Concern Over Cut in Benefits to Doctors in North, South

YERUSHALAYIM
Assuta Hospital in Ashdod. (Hachadashot Hachamot)

Beginning January 1, bonuses that for the past eight years were distributed to doctors and medical personnel in peripheral areas will be halted. The reason: According to the Finance Ministry, which is responsible for the payments, the lack of a government budget has depleted the resources needed to pay the doctors.

The payments have been made since August 2011, as part of a labor agreement between medical personnel and the Health Ministry. At the time, tens of millions of shekels were allocated to assist doctors and nurses in moves to outlying areas, where there was a major shortage of medical practitioners. By 2014, the Finance Ministry said, NIS 670 million shekels had been allocated.

After that, however, there was a reduction in benefits, because less money was allocated to the program; in 2016, NIS $75 million was allocated, and by last year that figure had slipped to $70 million. That money had been allocated after much effort by both the Health and Finance Ministries, the latter said, but given the fact that there is currently no government to allocate more funds, the program was being shut down.
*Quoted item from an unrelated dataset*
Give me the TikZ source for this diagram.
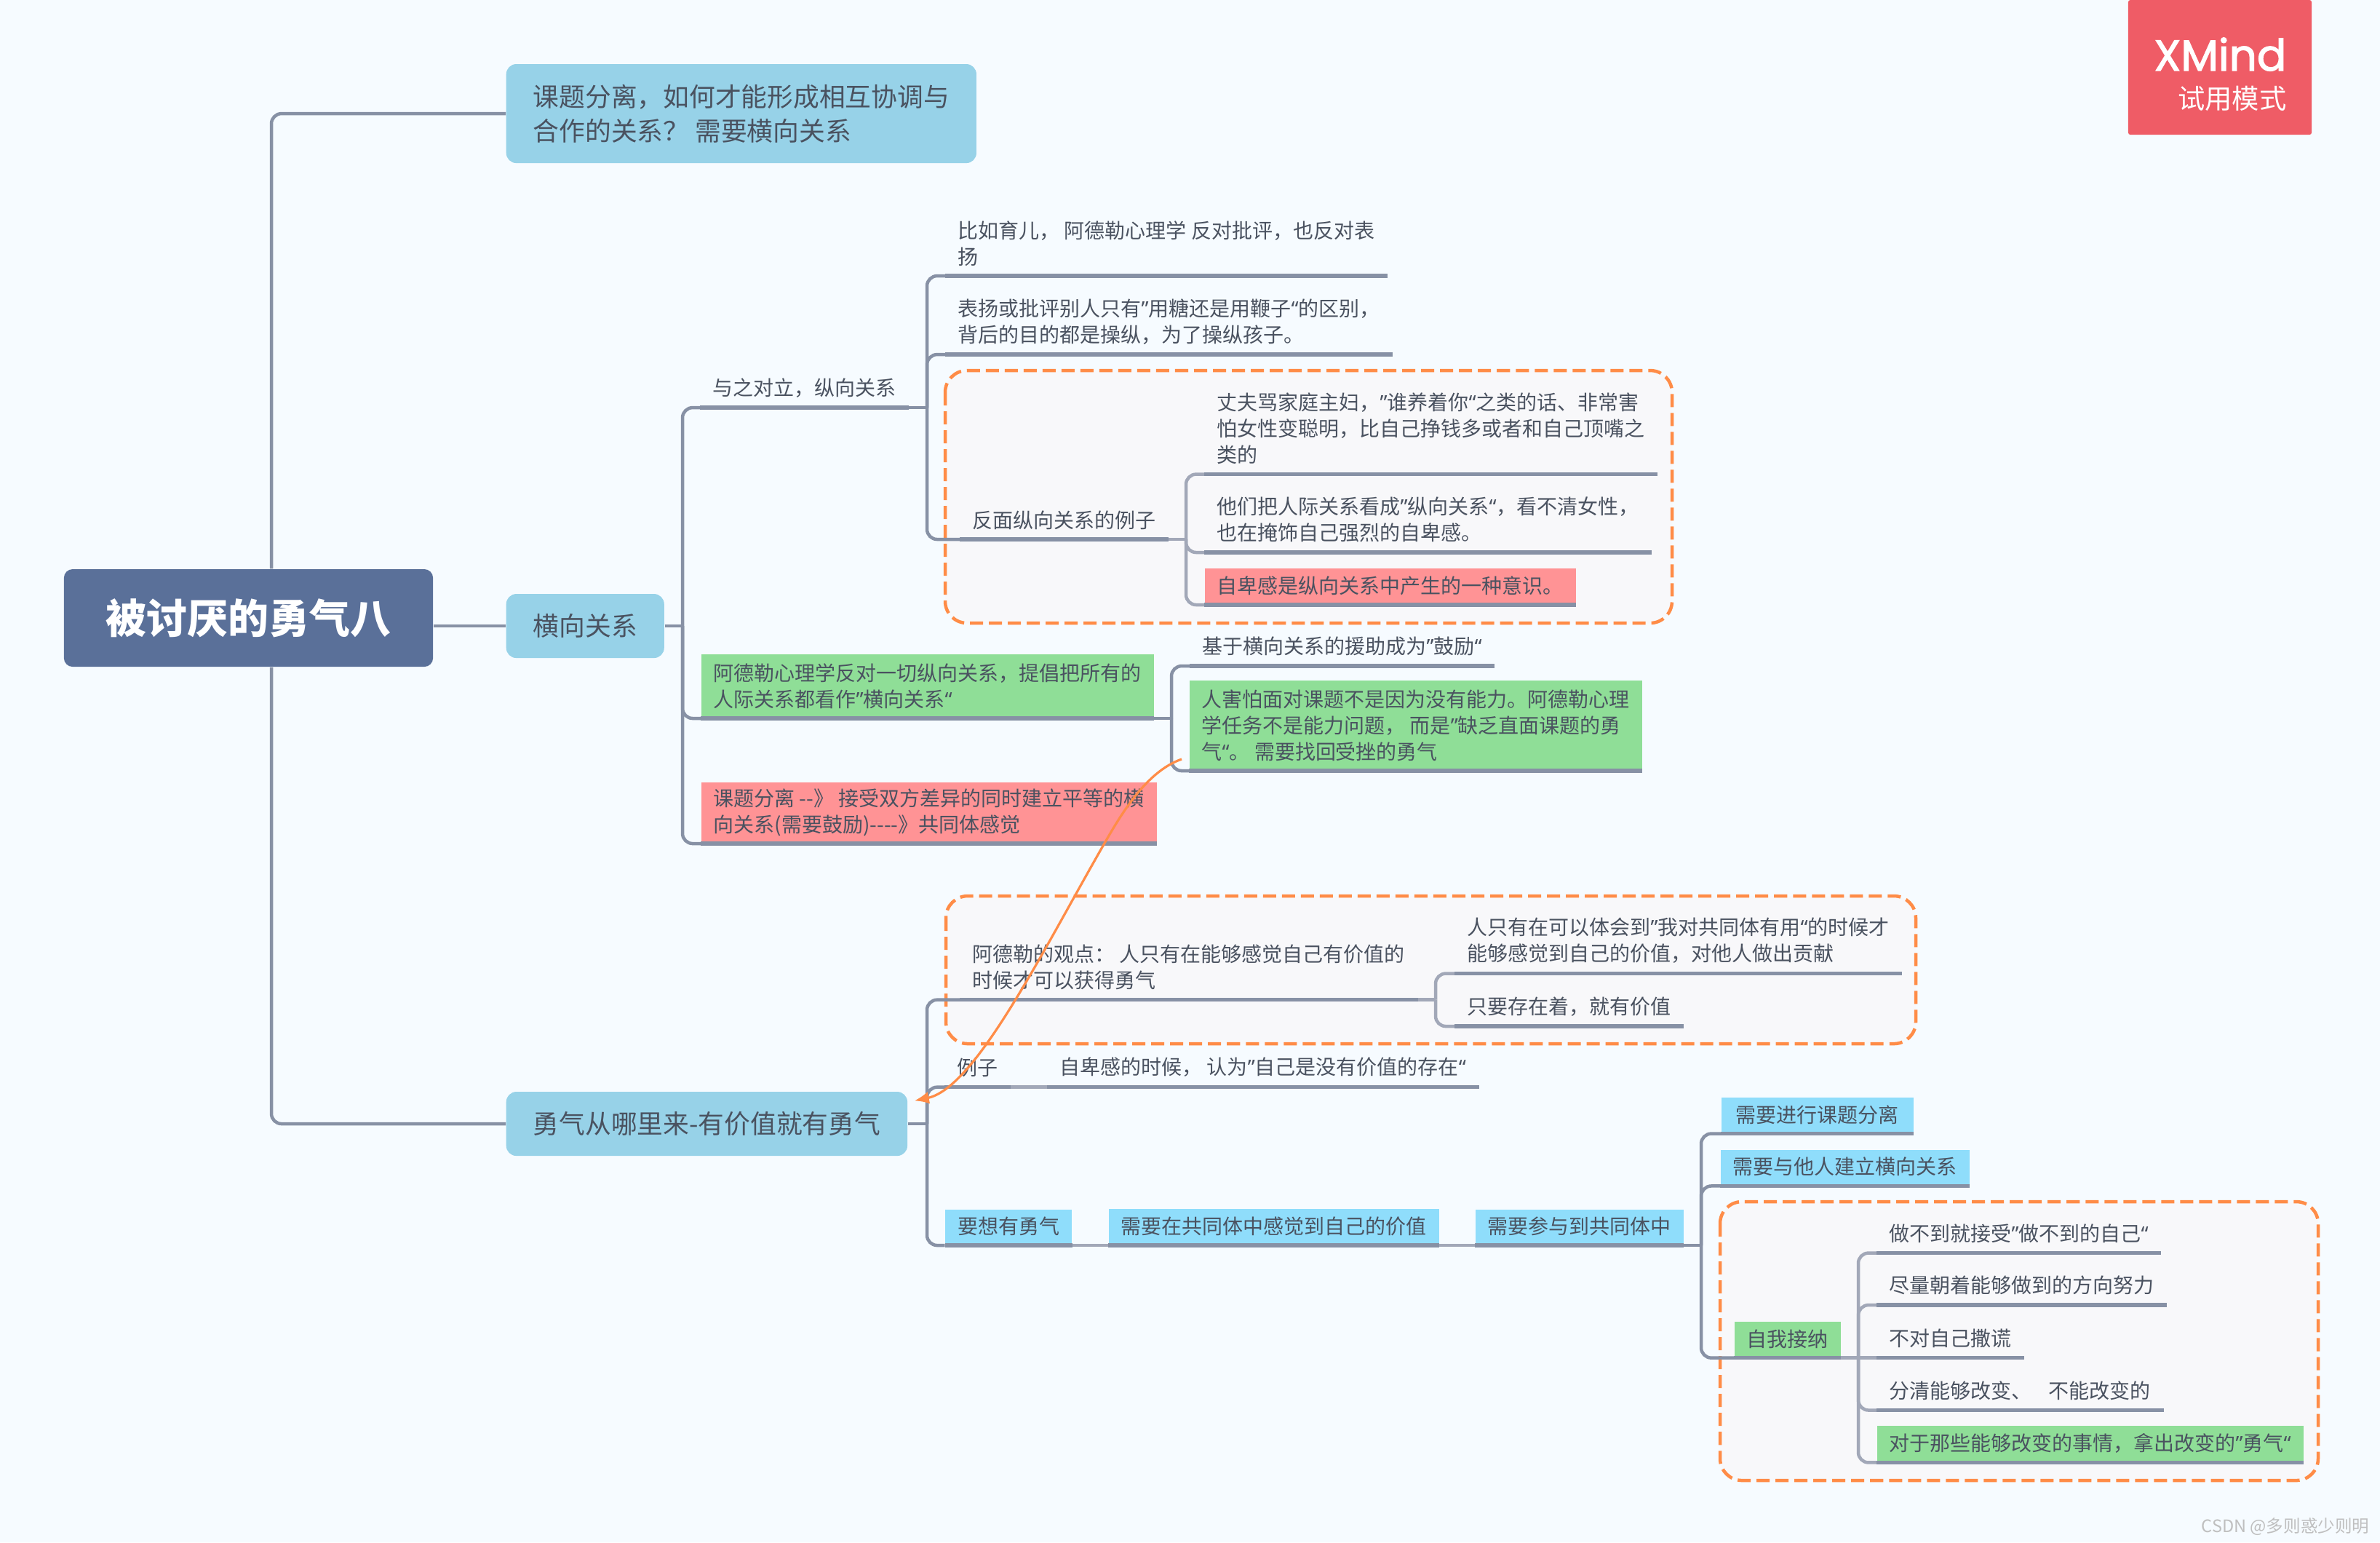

Health Ministry officials are very upset at the decision, Yediot Acharonot said. In a letter to the Finance Ministry, Health Ministry Director-General Moshe Bar-Simantov warned that shutting down the program would have a drastic effect on the quality of health care in peripheral areas. “This is a death blow” to “the closing of gaps in medical care” between the center of the country and peripheral areas, he wrote. The Finance Ministry said in response that its hands were tied, and that nothing could be done until a new policy was decided upon by the government.